Matsuda referenced IO Interactive's Hitman: Absolution, which some criticised for deviating too far from the core stealth-based Hitman gameplay of previous titles.
"The development team for Hitman: Absolution really struggled in this regard," he said. "They implemented a vast amount of 'elements for the mass' instead of for the core fans, as a way to try getting as many new players possible.
"It was a strategy to gain mass appeal. However, what makes the Hitman series good is its appeal to core gamers, and many fans felt the lack of focus in that regard, which ended up making it struggle in sales.
"So, as for the AAA titles we're currently developing for series, we basically want to go back to their roots and focus on the core audience, while working hard on content that can have fans say things like 'this is the Hitman we know'. I believe that is the best way for our development studios to display their strengths."
Matsuda's comments echo those IO issued when it revealed it was working on the next Hitman game for PC, PlayStation 4 and Xbox One back in January.
Then, in an open letter to Hitman fans, the studio said we'd see Agent 47 "stalking his prey across the world" with the support of his long-term handler Diana Burnwood and the whole of the ICA. The game revolves around the "core Hitman fantasy", the studio said, and is built on the Glacier 2 game engine, using "the best parts and what we have learnt through Hitman: Absolution and drawing inspiration from past titles like Contracts and Blood Money".

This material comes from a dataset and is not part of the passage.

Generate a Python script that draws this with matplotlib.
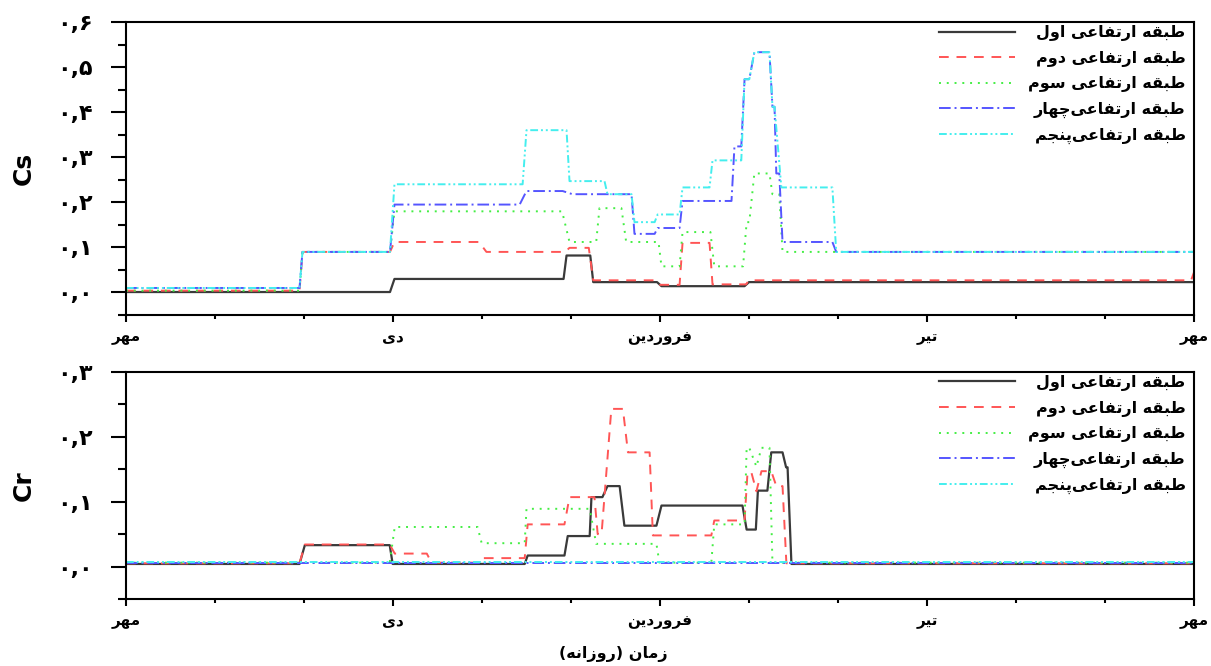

Square Enix has undergone a reboot of sorts following its last financial year, which saw a catastrophic loss of 13.7bn yen (around £83m). At the end of the current financial year ending March 2014, it expects to see a profit of up to 6bn yen (around £36m), in part fuelled by money made from subscriptions to MMO Final Fantasy 14: A Realm Reborn.
"For example, in the past, when we developed console games with a worldwide premise, we lost our focus, and not only did they end up being games that weren't for the Japanese, but they ended up being incomplete titles that weren't even fit for a global audience," Matsuda admitted.
"On the other hand, there are games like the JRPG we made for the Japanese audience with the proper elements, Bravely Default, which ended up selling well all around the world."
Square Enix has new games in the Tomb Raider, Deus Ex and Hitman series in development, as well as Final Fantasy 15 and ongoing work on Final Fantasy 14.